Особенно иронизировал над подготовкой к сочинению. «У него завтра сочинение по Толстому – нужно подготовиться. Он что – собирается за ночь “Войну и мир” перечитать или все 90 томов академического собрания сочинений?!»

Вспоминал, что когда он учился, то никогда специально к контрольным работам не готовился. Признаю, что никто из его учеников не дотягивал до идеала Солженицына.

С фотокружком связан и небольшой инцидент. Александр Исаевич решил подготовить нам, десятиклассникам, смену. Нескольким ученикам седьмого класса дал задание изучить теорию фотодела, а потом сдать зачет, по результатам которого предполагалось сформировать молодое пополнение кружка. Было ясно, что примут всех, но Исаичу хотелось обставить прием солидно.

Когда он направлялся на этот зачет, ему на пути попался я, и он попросил меня быть членом «приемной комиссии». Я не возражал. Едва первый отвечающий стал рассказывать о способе приготовления проявителя дрожащим от волнения голосом, да так, словно параграф из учебника, меня начал разбирать предательский смех. Я начал острить, шаржировать экзаменуемого, и тут Исаич, хлопнув книгой по столу, сказал: «Все! Хватит. Член комиссии может быть свободен. Спасибо ему за помощь».

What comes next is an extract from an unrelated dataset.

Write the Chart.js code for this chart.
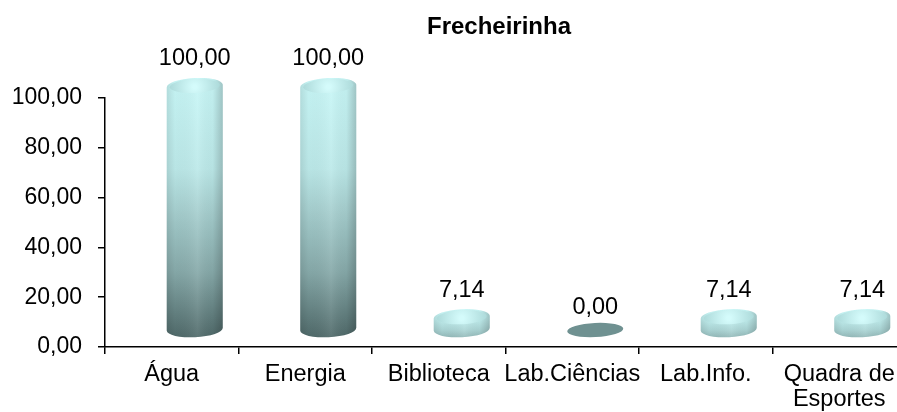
<!DOCTYPE html>
<html>
<head>
<meta charset="utf-8">
<script src="https://cdn.jsdelivr.net/npm/chart.js@4.4.1/dist/chart.umd.min.js"></script>
<style>
  html, body { margin: 0; padding: 0; background: #fff; overflow: hidden; }
  #wrap { width: 908px; height: 412px; }
</style>
</head>
<body>
<div id="wrap"><canvas id="chart"></canvas></div>
<script>
const categories = ["Água", "Energia", "Biblioteca", "Lab.Ciências", "Lab.Info.", ["Quadra de", "Esportes"]];
const values = [100, 100, 7.14, 0, 7.14, 7.14];
const yTicks = [0, 20, 40, 60, 80, 100];
const chartTitle = "Frecheirinha";

const FONT = "'Liberation Sans', Arial, sans-serif";

function fmt(v) {
  return v.toFixed(2).replace(".", ",");
}

function mix(a, b, t) {
  return a.map((c, i) => Math.round(c + (b[i] - c) * t));
}
function rgb(c) {
  return "rgb(" + c.join(",") + ")";
}

// titre placé au-dessus de la zone de tracé (comme Excel)
const titlePlugin = {
  id: "titleText",
  afterDraw(chart) {
    const ctx = chart.ctx;
    ctx.save();
    ctx.fillStyle = "#000";
    ctx.font = "bold 24px " + FONT;
    ctx.textAlign = "center";
    ctx.textBaseline = "middle";
    ctx.fillText(chartTitle, 499, 27);
    ctx.restore();
  },
};

// cylindres 3D dessinés à la place des barres
const cylinderPlugin = {
  id: "cylinders",
  afterDatasetsDraw(chart) {
    const ctx = chart.ctx;
    const meta = chart.getDatasetMeta(0);
    const dx = 23; // décalage de profondeur
    const rot = -0.05;
    const light = [200, 247, 247];
    const dark = [78, 104, 104];
    const maxH = chart.scales.y.getPixelForValue(0) - chart.scales.y.getPixelForValue(100);

    meta.data.forEach((bar, i) => {
      const cx = bar.x + dx;
      const rx = bar.width / 2;
      const ry = 8;
      const top = bar.y - 12;
      const bottom = bar.base - 17;
      ctx.save();

      if (bottom - top < 3) {
        // valeur nulle : simple disque
        ctx.beginPath();
        ctx.ellipse(cx, bottom, rx, ry - 1, rot, 0, Math.PI * 2);
        ctx.fillStyle = "#6f9191";
        ctx.fill();
      } else {
        const h = (bottom - top) / maxH;
        const botCol = mix(light, dark, 0.4 + 0.6 * h);

        const body = new Path2D();
        body.moveTo(cx - rx, top);
        body.lineTo(cx - rx, bottom);
        body.ellipse(cx, bottom, rx, ry, rot, Math.PI, 0, true);
        body.lineTo(cx + rx, top);
        body.ellipse(cx, top, rx, ry, rot, 0, Math.PI, true);
        body.closePath();

        const vg = ctx.createLinearGradient(0, top - ry, 0, bottom + ry);
        vg.addColorStop(0, rgb(light));
        vg.addColorStop(0.35, rgb(mix(light, botCol, 0.1)));
        vg.addColorStop(0.75, rgb(mix(light, botCol, 0.55)));
        vg.addColorStop(1, rgb(botCol));
        ctx.fillStyle = vg;
        ctx.fill(body);

        const hg = ctx.createLinearGradient(cx - rx, 0, cx + rx, 0);
        hg.addColorStop(0, "rgba(0,0,0,0.1)");
        hg.addColorStop(0.15, "rgba(0,0,0,0.02)");
        hg.addColorStop(0.55, "rgba(255,255,255,0.08)");
        hg.addColorStop(0.82, "rgba(0,0,0,0.03)");
        hg.addColorStop(1, "rgba(0,0,0,0.2)");
        ctx.fillStyle = hg;
        ctx.fill(body);

        // face supérieure
        const tg = ctx.createRadialGradient(cx, top + 1, 2, cx, top, rx);
        tg.addColorStop(0, "#d4fbfb");
        tg.addColorStop(1, "#a8d6d6");
        ctx.beginPath();
        ctx.ellipse(cx, top, rx - 3, ry - 1, rot, 0, Math.PI * 2);
        ctx.fillStyle = tg;
        ctx.fill();
      }

      // étiquette de valeur
      ctx.fillStyle = "#000";
      ctx.font = "23.5px " + FONT;
      ctx.textAlign = "center";
      ctx.textBaseline = "middle";
      ctx.fillText(fmt(values[i]), cx, top - ry - 19);
      ctx.restore();
    });
  },
};

new Chart(document.getElementById("chart"), {
  type: "bar",
  data: {
    labels: categories,
    datasets: [
      {
        data: values,
        backgroundColor: "rgba(0,0,0,0)",
        borderWidth: 0,
        categoryPercentage: 1,
        barPercentage: 0.42,
      },
    ],
  },
  options: {
    responsive: true,
    maintainAspectRatio: false,
    animation: false,
    layout: { padding: { left: 0, right: 2, top: 98, bottom: 0 } },
    scales: {
      x: {
        offset: true,
        grid: {
          offset: true,
          drawOnChartArea: false,
          drawTicks: true,
          tickLength: 7,
          color: "#000",
          lineWidth: 1.5,
        },
        border: { color: "#000", width: 1.5 },
        ticks: {
          color: "#000",
          padding: 8,
          maxRotation: 0,
          autoSkip: false,
          font: { family: FONT, size: 23.5, lineHeight: 1.07 },
        },
        afterFit(scale) {
          scale.height = 65;
        },
      },
      y: {
        min: 0,
        max: 100,
        grid: {
          drawOnChartArea: false,
          drawTicks: true,
          tickLength: 7,
          color: "#000",
          lineWidth: 1.5,
        },
        border: { color: "#000", width: 1.5 },
        ticks: {
          color: "#000",
          padding: 16,
          font: { family: FONT, size: 23 },
          callback: (v) => fmt(v),
        },
        afterBuildTicks(scale) {
          scale.ticks = yTicks.map((v) => ({ value: v }));
        },
        afterFit(scale) {
          scale.width = 105;
        },
      },
    },
    plugins: {
      legend: { display: false },
      tooltip: { enabled: false },
      title: { display: false },
    },
  },
  plugins: [cylinderPlugin, titlePlugin],
});
</script>
</body>
</html>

Смех слетел мгновенно, и покидал я фотолабораторию в настроении прескверном: теперь-то Исаич обидится на меня смертельно. Но на другой день, встретив меня в коридоре, он как ни в чем не бывало, задал какие-то вопросы, а потом совсем не сердито попенял: «Что ты вчера скоморошничал. Ребята серьезно готовились. Зачем было устраивать балаган?» Я начал было извиняться, но Исаич прервал: «Ладно уж. Объяснились, и будет». Инцидент был исчерпан.

Он бывал строг, мог быть резок, но не помню, чтобы он был злопамятлив. Например, за целый ряд проступков исключил одного паренька (из «молодых») из кружка, а спустя некоторое время, когда Саша посерьезнел, вновь принял его, и тот, как я слышал позднее, стал чуть ли не главным его помощником.

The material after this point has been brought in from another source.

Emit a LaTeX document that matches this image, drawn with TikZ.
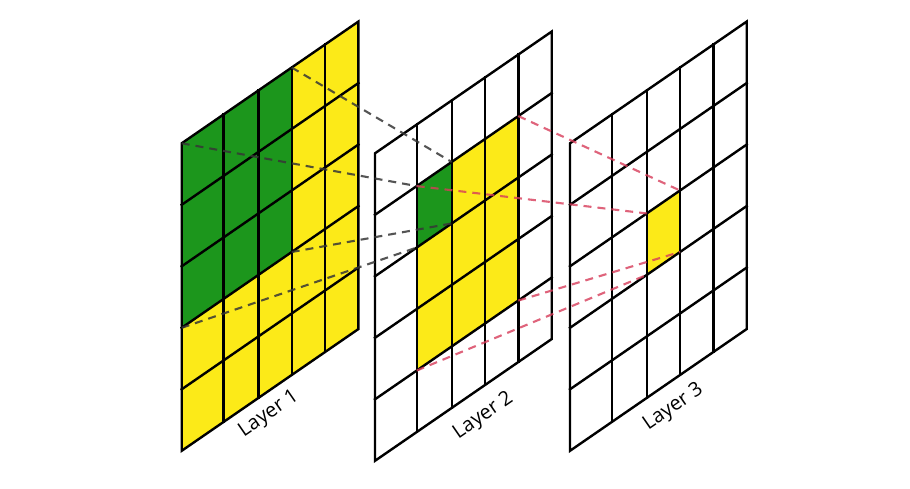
\documentclass[tikz,border=0pt]{standalone}
\usepackage{fontspec}
\setmainfont{Open Sans}
\definecolor{cgreen}{RGB}{28,150,28}
\definecolor{cyellow}{RGB}{252,234,24}
\definecolor{cgray}{RGB}{55,55,55}
\definecolor{cred}{RGB}{215,60,90}
\tikzset{
  gridline/.style={line width=2.4pt, black, line cap=rect, line join=miter},
  graydash/.style={line width=2.1pt, cgray, draw opacity=0.85, dash pattern=on 8pt off 6pt},
  reddash/.style={line width=2.1pt, cred, draw opacity=0.8, dash pattern=on 8pt off 6pt},
  layerlabel/.style={font=\fontsize{20}{22}\selectfont, rotate=34.6, inner sep=0pt}
}
\begin{document}
\begin{tikzpicture}[x=1pt,y=-1pt]
\path[use as bounding box] (0,0) rectangle (910,489);
% corner coordinates of the three grids
\foreach \l/\ox/\oy in {1/181.7/143.3, 2/375/153.3, 3/570/143.3}{
  \foreach \i/\cx in {0/0, 1/41.7, 2/76.7, 3/110, 4/143.3, 5/176.7}{
    \foreach \j in {0,...,5}{
      \coordinate (L\l-\i-\j) at ({\ox+\cx},{\oy+61.5*\j-0.689*\cx});
    }
  }
}
% fills
\fill[cyellow] (L1-0-0) -- (L1-5-0) -- (L1-5-5) -- (L1-0-5) -- cycle;
\fill[cgreen] (L1-0-0) -- (L1-3-0) -- (L1-3-3) -- (L1-0-3) -- cycle;
\fill[white] (L2-0-0) -- (L2-5-0) -- (L2-5-5) -- (L2-0-5) -- cycle;
\fill[cyellow] (L2-1-1) -- (L2-4-1) -- (L2-4-4) -- (L2-1-4) -- cycle;
\fill[cgreen] (L2-1-1) -- (L2-2-1) -- (L2-2-2) -- (L2-1-2) -- cycle;
\fill[white] (L3-0-0) -- (L3-5-0) -- (L3-5-5) -- (L3-0-5) -- cycle;
\fill[cyellow] (L3-2-2) -- (L3-3-2) -- (L3-3-3) -- (L3-2-3) -- cycle;
% grid lines
\foreach \l in {1,2,3}{
  \foreach \k in {1,...,4}{
    \draw[gridline] (L\l-\k-0) -- (L\l-\k-5);
    \draw[gridline] (L\l-0-\k) -- (L\l-5-\k);
  }
  \draw[gridline] (L\l-0-0) -- (L\l-5-0) -- (L\l-5-5) -- (L\l-0-5) -- cycle;
}
% connectors layer 1 -> layer 2
\draw[graydash] (L1-3-0) -- (L2-2-1);
\draw[graydash] (L1-0-0) -- (L2-1-1);
\draw[graydash] (L1-3-3) -- (L2-2-2);
\draw[graydash] (L1-0-3) -- (L2-1-2);
% connectors layer 2 -> layer 3
\draw[reddash] (L2-4-1) -- (L3-3-2);
\draw[reddash] (L2-1-1) -- (L3-2-2);
\draw[reddash] (L2-4-4) -- (L3-3-3);
\draw[reddash] (L2-1-4) -- (L3-2-3);
% labels
\node[layerlabel] (lab1) at (269,414) {Layer 1};
\node[layerlabel] (lab2) at (483.5,416) {Layer 2};
\node[layerlabel] (lab3) at (673.5,407.5) {Layer 3};
\end{tikzpicture}
\end{document}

Не имея особого интереса к фотографии, я любил общаться с учителем физики и поэтому с удовольствием занимался в кружке. Во время каникул после девятого класса нужно было месяц посвятить общественно-полезному труду. В один из последних дней учебного года Александр Исаевич предложил мне поработать месяц в фотолаборатории – под его руководством оформить стенды для школы. Я согласился с удовольствием, ни дня не прогулял. И существенная часть этих воспоминаний смогла появиться благодаря тем беседам, что вели мы с Исаичем в небольшой комнате-фотолаборатории в июне 1960 года.